Wednesday, September 12, 2007

Bringing Up Baby (1938)


Bringing Up Baby, the definitive screwball comedy, was the first film Howard Hawks made in a six-picture contract with RKO in 1937. Unpromisingly based on a short story about a young couple and their tamed leopard, the shoot went forty days over schedule and over budget. It earned so little upon release in 1938 that Hawks was fired from RKO and Katherine Hepburn had to buy herself out of her own contract. Ahead of its time, its amazing breakneck pace and disarmingly witty dialogue set new standards for such comedies thereafter.

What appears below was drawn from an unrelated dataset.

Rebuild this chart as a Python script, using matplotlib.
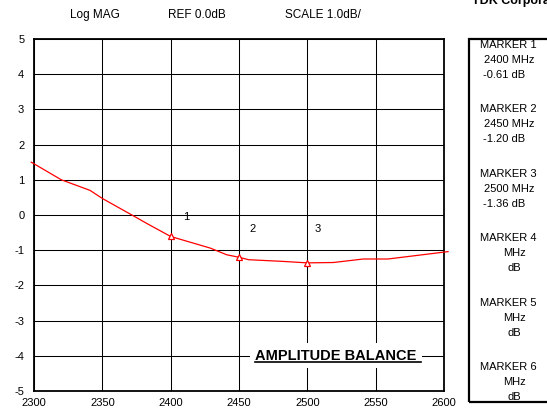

At his whimsical best, Cary Grant is Dr. David Huxley, a handsome and easily distracted paleontologist who spends his days piercing together a brontosaurus skeleton while he is taken apart by his henpecking fiancee. With one more bone to go before the four-year museum project will be complete, Huxley manages to bumble an important meeting on the golf course with a wealthy potential patron. There, Huxley meets Susan Vance (Hepburn). As beautiful and scatterbrained as he is, she steal his golf ball. After that, Huxley's world never snaps back into place. Trying anything to keep him from marrying another girl, Vance uses Baby, the house-trained leopard sent to her by her brother in South America, as a worthy Huxley diversion. By the time the family dog buries Huxley's precious dinosaur bone, the couple are headed to jail.

The laughs in Bringing Up Baby are real, almost completely disguising its deft analyses of 1930s-style gender expectations, sex, and marriage. So suspicious was the censor of the script's deeper and possibly sexual meanings that Huxley's quest to find his "lost bone" was queried as a reference to lost masculinity. The scene where Huxley dons Vance's feathery feminine bathrobe didn't dissuade that notion, containing as it does one of the first popular appearance of the word "gay" being used to mean something than "extremely happy." The critics may have hated it, the audiences may have stayed away, and Oscar didn't smile upon it at the time, but Bringing Up Baby has had the last laugh on all its detractors. It remains one of the true masterpieces of celluloid wit.

Quote of the Day - David Huxley - "Now it isn't that I don't like you, Susan, because, after all, in moments of quiet, I'm strangely drawn toward you, but - well, there haven't been any quiet moments."